§ EXERCISE DETAILS:
Only the lines from the start of the material through the line containing "blood_g2 = [1215, 733, 124, 102, 38, 13]" are to be extracted, exactly as they appear.

§ DATASET EXTRACT:
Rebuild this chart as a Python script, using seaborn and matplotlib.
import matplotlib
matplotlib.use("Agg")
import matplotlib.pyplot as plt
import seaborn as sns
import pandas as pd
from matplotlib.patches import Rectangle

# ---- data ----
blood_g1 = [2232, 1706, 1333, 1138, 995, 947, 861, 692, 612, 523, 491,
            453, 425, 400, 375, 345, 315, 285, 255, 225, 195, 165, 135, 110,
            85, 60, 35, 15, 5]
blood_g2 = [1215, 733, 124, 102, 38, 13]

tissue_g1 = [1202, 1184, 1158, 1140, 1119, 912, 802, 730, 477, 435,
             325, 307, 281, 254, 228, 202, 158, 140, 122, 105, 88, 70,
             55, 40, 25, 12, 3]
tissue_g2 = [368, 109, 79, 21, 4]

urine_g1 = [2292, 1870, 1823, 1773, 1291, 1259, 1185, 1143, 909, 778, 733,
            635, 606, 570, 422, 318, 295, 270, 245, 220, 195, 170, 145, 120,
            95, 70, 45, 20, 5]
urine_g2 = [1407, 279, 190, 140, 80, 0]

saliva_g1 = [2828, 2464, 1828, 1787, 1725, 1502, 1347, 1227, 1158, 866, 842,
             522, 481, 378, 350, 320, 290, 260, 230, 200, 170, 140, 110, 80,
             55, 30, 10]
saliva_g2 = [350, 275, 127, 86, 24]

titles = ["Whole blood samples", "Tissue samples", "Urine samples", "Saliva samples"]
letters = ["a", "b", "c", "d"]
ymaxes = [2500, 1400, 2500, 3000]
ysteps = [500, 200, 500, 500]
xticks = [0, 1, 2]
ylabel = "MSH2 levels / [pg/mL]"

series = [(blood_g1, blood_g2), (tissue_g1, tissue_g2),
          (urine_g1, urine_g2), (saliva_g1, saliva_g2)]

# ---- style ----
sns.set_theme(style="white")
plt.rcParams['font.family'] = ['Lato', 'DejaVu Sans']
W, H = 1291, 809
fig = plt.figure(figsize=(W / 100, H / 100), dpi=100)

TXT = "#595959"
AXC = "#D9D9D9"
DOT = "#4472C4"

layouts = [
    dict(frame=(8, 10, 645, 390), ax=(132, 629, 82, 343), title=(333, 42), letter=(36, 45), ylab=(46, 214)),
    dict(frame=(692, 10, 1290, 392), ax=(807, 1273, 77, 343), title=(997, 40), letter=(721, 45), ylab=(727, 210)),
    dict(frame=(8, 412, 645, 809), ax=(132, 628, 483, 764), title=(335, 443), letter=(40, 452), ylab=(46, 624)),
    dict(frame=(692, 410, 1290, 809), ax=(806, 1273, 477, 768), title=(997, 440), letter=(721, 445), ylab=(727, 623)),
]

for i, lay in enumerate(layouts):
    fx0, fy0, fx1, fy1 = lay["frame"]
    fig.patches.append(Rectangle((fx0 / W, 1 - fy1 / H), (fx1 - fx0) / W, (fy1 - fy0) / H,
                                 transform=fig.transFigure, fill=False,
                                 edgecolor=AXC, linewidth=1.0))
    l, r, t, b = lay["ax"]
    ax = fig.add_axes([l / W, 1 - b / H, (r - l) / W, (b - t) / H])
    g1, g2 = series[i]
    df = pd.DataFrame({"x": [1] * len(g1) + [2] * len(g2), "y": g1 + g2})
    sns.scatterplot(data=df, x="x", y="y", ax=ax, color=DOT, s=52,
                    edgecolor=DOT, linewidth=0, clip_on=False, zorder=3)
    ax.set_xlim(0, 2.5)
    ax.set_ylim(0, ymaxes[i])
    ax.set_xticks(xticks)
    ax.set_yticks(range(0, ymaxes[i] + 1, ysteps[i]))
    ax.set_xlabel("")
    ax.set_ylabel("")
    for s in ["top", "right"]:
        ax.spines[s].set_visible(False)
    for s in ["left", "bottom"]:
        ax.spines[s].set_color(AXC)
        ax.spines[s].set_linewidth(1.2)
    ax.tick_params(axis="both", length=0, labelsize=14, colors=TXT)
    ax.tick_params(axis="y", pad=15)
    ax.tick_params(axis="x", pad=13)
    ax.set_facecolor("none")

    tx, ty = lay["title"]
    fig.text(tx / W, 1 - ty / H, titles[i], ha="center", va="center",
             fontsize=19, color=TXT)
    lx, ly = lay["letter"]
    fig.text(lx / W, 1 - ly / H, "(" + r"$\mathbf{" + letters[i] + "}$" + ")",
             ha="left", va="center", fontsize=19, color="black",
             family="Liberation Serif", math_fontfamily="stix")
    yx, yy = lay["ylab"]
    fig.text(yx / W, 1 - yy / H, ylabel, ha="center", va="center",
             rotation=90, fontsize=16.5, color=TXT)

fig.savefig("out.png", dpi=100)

§ FULL RESPONSE:
Rebuild this chart as a Python script, using seaborn and matplotlib.
import matplotlib
matplotlib.use("Agg")
import matplotlib.pyplot as plt
import seaborn as sns
import pandas as pd
from matplotlib.patches import Rectangle

# ---- data ----
blood_g1 = [2232, 1706, 1333, 1138, 995, 947, 861, 692, 612, 523, 491,
            453, 425, 400, 375, 345, 315, 285, 255, 225, 195, 165, 135, 110,
            85, 60, 35, 15, 5]
blood_g2 = [1215, 733, 124, 102, 38, 13]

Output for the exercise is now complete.